En 1975, c'est un nouveau
scandale. La pièce "DER PRÄSIDENT" (Le
président) a sa première en Allemagne à
Stuttgart quatre jours après celle en Autriche, soit le
21 mai 1975.
C'est-à-dire
le même jour et dans la même ville où se déroule
le premier procès de la Fraction Armée Rouge. On
peut ainsi entendre les acteurs dirent:
"On en finira
rapidement avec les anarchistes, sans autre forme de procès".
"Tout le monde
a peur / Tout le monde / Tout le monde / Tout le monde / dans
cet Etat ne domine plus que la peur".
En 1976 a lieu à
Stuttgart la première du portrait dramatique du vieil
acteur, "Minetti", joué par Bernhard Minetti.
La pièce "VOR
DEM RUHESTAND" (Avant la retraite) décrit elle, deux
ans plus tard, une autre vieillesse: celle d'un juge allemand
célébrant en cachette l'anniversaire de Himmler.
C'est une attaque contre le ministre-président du Baden
Wurtemberg, qui les derniers jours de la seconde guerre mondiale
était un juge de la Marine condamnant encore à
mort et ayant toujours caché son passé par la suite.
A la fin de la pièce, le régisseur Claus Peymann
appela à donner de l'argent pour la prisonnière
de la Fraction Armée Rouge, Gudrun Ennslin.
La pièce "DER
THEATERMACHER" (Le faiseur de théâtre) causera
également un grand scandale en Autriche en 1985, le ministre
(socialiste) des finances et futur chancelier disant que "de
telles sorties contre l'Autriche comme dans "Le faiseur
de théâtre" ne seront bientôt plus
tolérées".
Mais c'est bien sûr
pour "HELDENPLATZ", la place des héros, que
Thomas Bernhard s'attirera le plus d'ennui.
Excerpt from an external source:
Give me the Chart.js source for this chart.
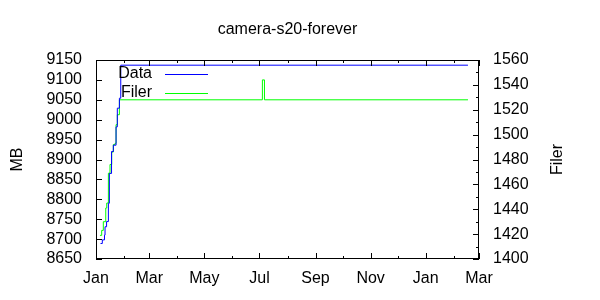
<!DOCTYPE html>
<html>
<head>
<meta charset="utf-8">
<script src="https://cdn.jsdelivr.net/npm/chart.js@4"></script>
<style>
  body { margin: 0; background: #fff; }
  #wrap { width: 600px; height: 300px; }
</style>
</head>
<body>
<div id="wrap"><canvas id="myChart"></canvas></div>
<script>
// days counted from Jan 1 (first year), x axis runs to Mar 1 of next year
const monthDays = [0, 31, 59, 90, 120, 151, 181, 212, 243, 273, 304, 334, 365, 396, 424];
const monthLabels = ['Jan', '', 'Mar', '', 'May', '', 'Jul', '', 'Sep', '', 'Nov', '', 'Jan', '', 'Mar'];

// Data (MB)
const dataDays = [5, 7, 9.4, 10, 11.7, 13.7, 14.8, 17.2, 19.2, 22.2, 23.6, 25.9, 27.4, 411.8];
const dataMB   = [8689, 8698, 8710, 8731, 8744, 8790, 8865, 8920, 8936, 8982, 9029, 9054, 9137, 9137];

// Filer (number of files)
const filerDays  = [4.4, 6.3, 8.1, 10.8, 11.9, 13.7, 15.5, 17.4, 19.2, 21.1, 22.2, 23.6, 25.9, 184.2, 186.5, 411.8];
const filerCount = [1419, 1423, 1430, 1441, 1445, 1469, 1476, 1486, 1492, 1493, 1508, 1516, 1528, 1544, 1528, 1528];

const chartTitle = 'camera-s20-forever';
const FONT = '"Liberation Sans", Arial, sans-serif';

Chart.defaults.font.family = FONT;
Chart.defaults.font.size = 16;
Chart.defaults.color = '#000';

const toXY = (xs, ys) => xs.map((x, i) => ({x: x, y: ys[i]}));

// frame, inward ticks, titles and key like the gnuplot original
const framePlugin = {
  id: 'frame',
  afterDraw(chart) {
    const ctx = chart.ctx;
    const a = chart.chartArea;
    const sx = chart.scales.x, sy = chart.scales.y, sy2 = chart.scales.y2;
    ctx.save();
    ctx.strokeStyle = '#000';
    ctx.lineWidth = 1;
    ctx.strokeRect(a.left + 0.5, a.top + 0.5, a.right - a.left - 1, a.bottom - a.top - 1);
    ctx.beginPath();
    monthDays.forEach((d, i) => {
      const px = Math.round(sx.getPixelForValue(d)) + 0.5;
      const len = monthLabels[i] ? 6 : 3;
      ctx.moveTo(px, a.bottom); ctx.lineTo(px, a.bottom - len);
      ctx.moveTo(px, a.top); ctx.lineTo(px, a.top + len);
    });
    for (let v = 8650; v <= 9150; v += 50) {
      const py = Math.round(sy.getPixelForValue(v)) + 0.5;
      ctx.moveTo(a.left, py); ctx.lineTo(a.left + 6, py);
    }
    for (let v = 1400; v <= 1560; v += 10) {
      const py = Math.round(sy2.getPixelForValue(v)) + 0.5;
      const len = v % 20 === 0 ? 6 : 3;
      ctx.moveTo(a.right, py); ctx.lineTo(a.right - len, py);
    }
    ctx.stroke();

    ctx.fillStyle = '#000';
    ctx.font = '16px ' + FONT;
    ctx.textAlign = 'center';
    ctx.textBaseline = 'middle';
    ctx.fillText(chartTitle, (a.left + a.right) / 2, 30);

    const cy = (a.top + a.bottom) / 2;
    ctx.save();
    ctx.translate(18, cy);
    ctx.rotate(-Math.PI / 2);
    ctx.fillText('MB', 0, 0);
    ctx.restore();
    ctx.save();
    ctx.translate(558, cy);
    ctx.rotate(-Math.PI / 2);
    ctx.fillText('Filer', 0, 0);
    ctx.restore();

    // key
    ctx.textAlign = 'right';
    chart.data.datasets.forEach((ds, i) => {
      const ky = 74 + i * 19;
      ctx.fillStyle = '#000';
      ctx.fillText(ds.label, 152, ky);
      ctx.strokeStyle = ds.borderColor;
      ctx.beginPath();
      ctx.moveTo(165, Math.round(ky) + 0.5);
      ctx.lineTo(208, Math.round(ky) + 0.5);
      ctx.stroke();
    });
    ctx.restore();
  }
};

new Chart(document.getElementById('myChart'), {
  type: 'line',
  data: {
    datasets: [{
      label: 'Data',
      data: toXY(dataDays, dataMB),
      yAxisID: 'y',
      borderColor: '#0000ff',
      borderWidth: 1,
      pointRadius: 0,
      stepped: true,
      fill: false
    }, {
      label: 'Filer',
      data: toXY(filerDays, filerCount),
      yAxisID: 'y2',
      borderColor: '#00ff00',
      borderWidth: 1,
      pointRadius: 0,
      stepped: true,
      fill: false
    }]
  },
  options: {
    responsive: true,
    maintainAspectRatio: false,
    animation: false,
    layout: { padding: { top: 60, left: 0, right: 0, bottom: 0 } },
    plugins: {
      legend: { display: false },
      tooltip: { enabled: false }
    },
    scales: {
      x: {
        type: 'linear',
        min: 0,
        max: 424,
        grid: { display: false, drawTicks: false },
        border: { display: false },
        afterBuildTicks: (scale) => { scale.ticks = monthDays.map(v => ({value: v})); },
        afterFit: (scale) => { scale.height = 41; },
        ticks: {
          autoSkip: false,
          maxRotation: 0,
          padding: 10,
          callback: (value, index) => monthLabels[index]
        }
      },
      y: {
        position: 'left',
        min: 8650,
        max: 9150,
        grid: { display: false, drawTicks: false },
        border: { display: false },
        afterFit: (scale) => { scale.width = 96; },
        ticks: { stepSize: 50, padding: 14, autoSkip: false, callback: (v) => String(v) }
      },
      y2: {
        position: 'right',
        min: 1400,
        max: 1560,
        grid: { display: false, drawTicks: false },
        border: { display: false },
        afterFit: (scale) => { scale.width = 121; },
        ticks: { stepSize: 20, padding: 14, autoSkip: false, callback: (v) => String(v) }
      }
    }
  },
  plugins: [framePlugin]
});
</script>
</body>
</html>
Pour les 50 ans de
l'annexion de l'Autriche par l'Allemagne, la pièce attaque
l'hypocrisie autrichienne.
La "place des héros",
au centre de Vienne, a été le lieu d'un discours
de Hitler qui fut acclamé par une énorme foule.
Thomas Bernhard considère que les Autrichiens n'ont pas
changé et l'oeuvre décrit la souffrance de Juifs
vivant dans la hantise de ces clameurs, cinquante années
après.
On peut ainsi entendre
dans la pièce:
"Il y a aujourd'hui
plus de nazis à Vienne
qu'en 1938".
Thomas Bernhard meurt
trois mois après la première, le 12 février
1989.
Dans son testament, il interdit la diffusion et la représentation
de ses oeuvres en Autriche ("quelle que soit la forme de
son Etat") pour les cinquante prochaines années.
Ses héritiers
annuleront cet aspect du testament.
Son cadavre est enveloppé d'un tissu blanc et mis dans
un cercueil le plus simple possible, "comme les Juifs orthodoxes".
Seuls trois membres de la famille seront présents à
l'enterrement, l'annonce officielle de sa mort sera faite par
la suite seulement.
Thomas Bernhard a écrit
250 articles, 5 recueils de poésie, 23 grands textes en
prose et nouvelles, 18 pièces de théâtre.